Marzipan

Marzipan

This marzipan has a wonderful flavor, and is great for molding into subtleties.


Country: France, Germany, Spain Century: 16th

Mix Ingredients for marzipan together. Marzipan should resmeble a dough - you should be able to mold it a bit.

*Using a food processor to grind the almonds is recommended. Also, the finer the grind, the more smooth the marzipan. Grinding the almonds to the size of sand granules works well. Be sure to not grind them to almond flour.


Original Recipe Sources

Source [ Das Kuchbuch der Sabina Welserin , V. Armstrong (trans.)]: 22 If you would make good marzipan. First take a half pound of almonds and soak them overnight in cold well water, take them out in the morning. Next pound them well until they become oily, pour a little rose water on them and pound them further. When they become oily again, then pour a little more rose water thereon. Do this until they no longer become oily. And pound the almonds as small as possible. After that take a half pound of sugar, pound not quite all of it in, leaving a little left over. Next, when the almonds and sugar are pounded well together, put them in a bowl, take the lid from a small box, loosen the rim completely, so that it can be detached and put back on again, however leave the lid and the rim together. Take wafers and make them about as wide as a pastry shell, very round. Spread the almond paste described above with the fingers onto the wafers, moistening the fingers with rose water and dipping the almond paste into the sugar, which you have kept in reserve. After that, when you have spread it out evenly with your hands, take the sugar that you have reserved and sprinkle it through a sieve evenly over the marzipan. And take a small brush and dip it in rose water and sprinkle the marzipan overall, so that the sugar is dissolved. Then let it bake. Check it often, so that it is not burnt. It should be entirely white. The amount of a half pound is necessary, so that the oil remains.

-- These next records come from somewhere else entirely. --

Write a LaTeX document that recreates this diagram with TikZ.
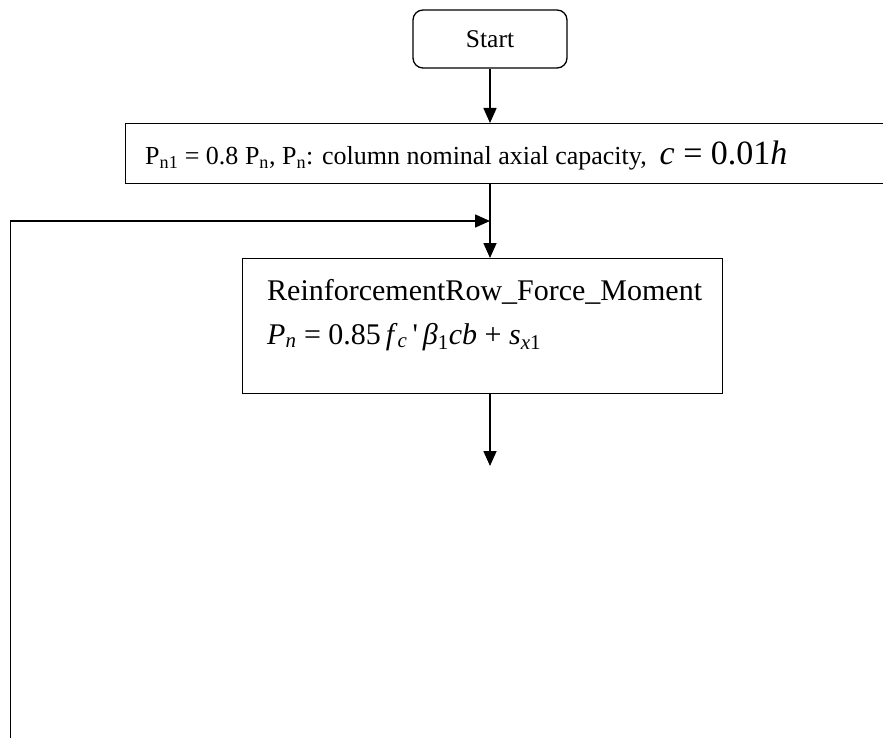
\documentclass[tikz,border=0pt]{standalone}
\usepackage{fontspec}
\setmainfont{Liberation Serif}
\newfontfamily\plainserif{Liberation Serif}
\usetikzlibrary{arrows.meta}
\newcommand{\sq}{{\plainserif\upshape '}}
\begin{document}
\begin{tikzpicture}[x=1pt,y=-1pt,
  conn/.style={line width=1.6pt},
  arr/.style={conn,-{Triangle[length=15pt,width=13pt]}},
  boxr/.style={draw,line width=1.3pt,rectangle,inner sep=0pt},
  lbl/.style={inner sep=0pt,anchor=base west}]
\useasboundingbox (0,0) rectangle (883,738);
% Start
\node[boxr,rounded corners=10pt,minimum width=154pt,minimum height=58pt,font=\fontsize{25.5}{28}\selectfont] (start) at (490,39) {Start};
% box 2 (runs past the right edge)
\node[boxr,minimum width=800pt,minimum height=60pt,anchor=north west] (box2) at (125,123) {};
\node[lbl,font=\fontsize{26}{30}\selectfont] (t2) at (145,165) {P\textsubscript{n1} = 0.8 P\textsubscript{n}, P\textsubscript{n}: column nominal axial capacity,~ {\fontsize{34}{38}\selectfont\textit{c} = 0.01\textit{h}}};
% box 3
\node[boxr,minimum width=480pt,minimum height=135pt,anchor=north west] (box3) at (242,258) {};
\node[lbl,font=\fontsize{30}{34}\selectfont] (t3a) at (267,300) {ReinforcementRow\_Force\_Moment};
\node[lbl,font=\fontsize{30}{34}\selectfont] (t3b) at (267,344) {\textit{P}\textsubscript{\textit{n}} = 0.85\,\textit{f}\textsubscript{\textit{c}}\,\sq\,\textit{β}\textsubscript{1}\textit{cb} + \textit{s}\textsubscript{\textit{x}1}};
% connectors
\coordinate (fbstart) at (10.5,738);
\coordinate (fbjoin) at (490,221);
\coordinate (endc) at (490,466);
\draw[arr] (start.south) -- (box2.north -| start.south);
\draw[arr] (box2.south -| start.south) -- (box3.north -| start.south);
\draw[arr] (fbstart) |- (fbjoin);
\draw[arr] (box3.south -| start.south) -- (endc);
\end{tikzpicture}
\end{document}
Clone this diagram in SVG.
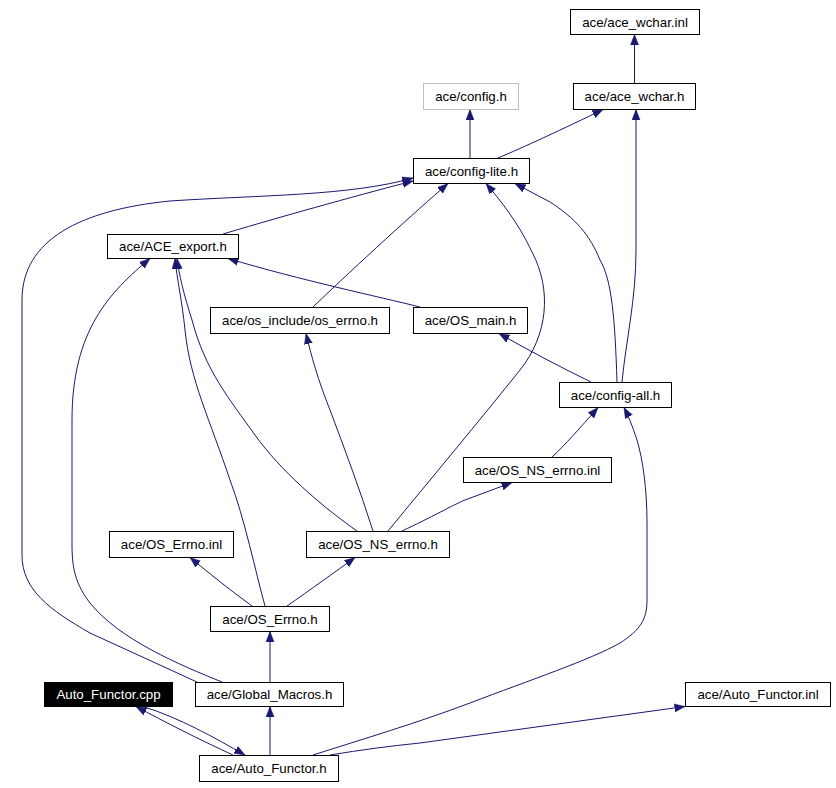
<svg xmlns="http://www.w3.org/2000/svg" width="836" height="788" viewBox="0 0 836 788">
<style>
.n rect{fill:#fff;stroke:#000;stroke-width:1}
.n text{font-family:"Liberation Sans",Arial,Helvetica,sans-serif;font-size:13.3px;fill:#000;text-anchor:middle}
#config rect{stroke:#bfbfbf}
#cpp rect{fill:#000}
#cpp text{fill:#fff}
.e path{fill:none;stroke:#191970;stroke-width:1;marker-end:url(#ah)}
</style>
<defs>
<marker id="ah" markerUnits="userSpaceOnUse" markerWidth="11" markerHeight="9" refX="10.5" refY="4.5" orient="auto" viewBox="0 0 11 9">
<path d="M0,0.5 L10.5,4.5 L0,8.5 z" fill="#191970" stroke="#191970" stroke-width="0.5"/>
</marker>
</defs>
<rect width="836" height="788" fill="#fff"/>
<g class="e" id="edges">
<path d="M634.5,83 L634.5,34.5"/>
<path d="M470,158 L470,109.5"/>
<path d="M498,158 C522,148 565,128 603,109.5"/>
<path d="M622,382 C626,340 636,300 636,250 L636,109.5"/>
<path d="M617,382 C615,320 612,280 600,260 C590,235 575,218 550,202 L515,183.5"/>
<path d="M388,531 C430,480 480,420 520,370 C548,335 552,290 532,252 C518,222 500,200 486,183.5"/>
<path d="M313,307 C360,262 415,212 448,183.5"/>
<path d="M223,234 C290,214 370,192 413,181"/>
<path d="M197,682 L90,633 C50,610 22,590 22,555 L22,300 C22,240 80,210 170,201 C260,195 350,196 413,178"/>
<path d="M420,307 C380,297 300,280 228,258.5"/>
<path d="M591,382 C560,367 530,351 499,333.5"/>
<path d="M222,682 C180,665 120,640 90,603 C72,580 72,560 72,540 L72,420 C72,330 110,292 150,258.5"/>
<path d="M265,606 C255,570 245,520 230,480 C210,420 190,380 185,330 C182,300 177,280 175,258.5"/>
<path d="M357,531 C320,505 280,470 255,435 C230,400 205,370 192,320 C184,295 179,275 177,258.5"/>
<path d="M373,531 C360,490 345,450 330,410 C318,380 311,355 306,333.5"/>
<path d="M402,531 C430,518 455,504 465,500 L512,482.5"/>
<path d="M552,457 C565,445 580,428 598,407.5"/>
<path d="M252,606 C230,590 210,574 190,557.5"/>
<path d="M287,606 C310,590 335,572 355,557.5"/>
<path d="M270,682 L270,631.5"/>
<path d="M270,755 L270,706.5"/>
<path d="M143,706.5 C180,718 215,738 245,755"/>
<path d="M233,755 C200,740 165,722 136,706.5"/>
<path d="M330,755 C360,750 390,746 420,743 L685,706.5"/>
<path d="M313,755 C360,740 420,722 470,703 C530,680 590,660 620,643 C640,630 647,620 647,600 L647,523 C647,490 643,460 637,440 C632,425 628,415 624,407.5"/>
</g>
<g class="n" id="wchar_inl"><rect x="570.5" y="9.5" width="129" height="25"/><text x="635" y="26.5">ace/ace_wchar.inl</text></g>
<g class="n" id="config"><rect x="423.5" y="83.5" width="95" height="26"/><text x="471" y="101">ace/config.h</text></g>
<g class="n" id="wchar_h"><rect x="573.5" y="83.5" width="122" height="26"/><text x="634.5" y="101">ace/ace_wchar.h</text></g>
<g class="n" id="lite"><rect x="413.5" y="158.5" width="116" height="25"/><text x="471.5" y="175.5">ace/config-lite.h</text></g>
<g class="n" id="export"><rect x="107.5" y="234.5" width="131" height="24"/><text x="173" y="251">ace/ACE_export.h</text></g>
<g class="n" id="oserrno"><rect x="210.5" y="307.5" width="179" height="26"/><text x="300" y="325">ace/os_include/os_errno.h</text></g>
<g class="n" id="osmain"><rect x="413.5" y="307.5" width="114" height="26"/><text x="470.5" y="325">ace/OS_main.h</text></g>
<g class="n" id="all"><rect x="559.5" y="382.5" width="112" height="25"/><text x="615.5" y="399.5">ace/config-all.h</text></g>
<g class="n" id="nsinl"><rect x="463.5" y="457.5" width="148" height="25"/><text x="537.5" y="474.5">ace/OS_NS_errno.inl</text></g>
<g class="n" id="errinl"><rect x="109.5" y="531.5" width="124" height="26"/><text x="171.5" y="549">ace/OS_Errno.inl</text></g>
<g class="n" id="nserrno"><rect x="306.5" y="531.5" width="143" height="26"/><text x="378" y="549">ace/OS_NS_errno.h</text></g>
<g class="n" id="errno"><rect x="210.5" y="606.5" width="119" height="25"/><text x="270" y="623.5">ace/OS_Errno.h</text></g>
<g class="n" id="cpp"><rect x="44.5" y="682.5" width="128" height="24"/><text x="108.5" y="699">Auto_Functor.cpp</text></g>
<g class="n" id="global"><rect x="195.5" y="682.5" width="148" height="24"/><text x="269.5" y="699">ace/Global_Macros.h</text></g>
<g class="n" id="afinl"><rect x="685.5" y="682.5" width="145" height="24"/><text x="758" y="699">ace/Auto_Functor.inl</text></g>
<g class="n" id="afh"><rect x="199.5" y="755.5" width="139" height="26"/><text x="269" y="773">ace/Auto_Functor.h</text></g>
</svg>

Source [ Ouverture de Cuisine , D. Myers (trans.)]: To make Marzipan. Take almonds appointed as above, & flatten the paste as for making a tart, then form the marzipan as fancy as you want, then take sifted sugar & mix with rose water, & beat it together that it is like a thick batter, cast there a little on the marzipan, & flatten with a well held knife until the marzipan is all covered, then put it into the oven on paper: when you see that it boils thereon & that it does like ice, tear apart from the oven, when it doesn't boil, & sprinkle on nutmeg: if you want it golden, make it so.

Source [ Libre del Coch , R. Carroll-Mann (trans.)]: 135. Marzipans. Take almonds which are select, and wholesome, and well-peeled in boiling water. And grind them very well, moistening the pestle of the mortar in rosewater so that they don't become oily. And when they are well-ground, cast in as much syrupy sugar as there will be almonds; and let it be well-ground, and strained through a silk sieve; and make good paste incorporating the sugar little by little, and not with large amounts, so that you don't make the paste viscous, and spread them out very well. The way to cook and glaze them: Take fine sugar which is very well-ground, and strain it through a sieve of silk; and for a syrup put it in this way, and blend it with rosewater which is reasonably thick. It is necessary that the oven is not very intense, but temperate; and take the sheet on which you will cook the marzipans, and heat it in the oven; and when it is hot, cast flour on it, under the marzipans, so that they don't stick; and put them in the oven until you see that you cannot bear to touch them with the back of your hand; and if the outside is not cooked, be sure to return it to the edge of the sheet with the outside on the inside. And then take them out and with a little spoon cast glaze upon them, and with some feathers spread it out all over. And then return them gently to the oven until the glaze hardens, as you think [right] according to the practice you have seen.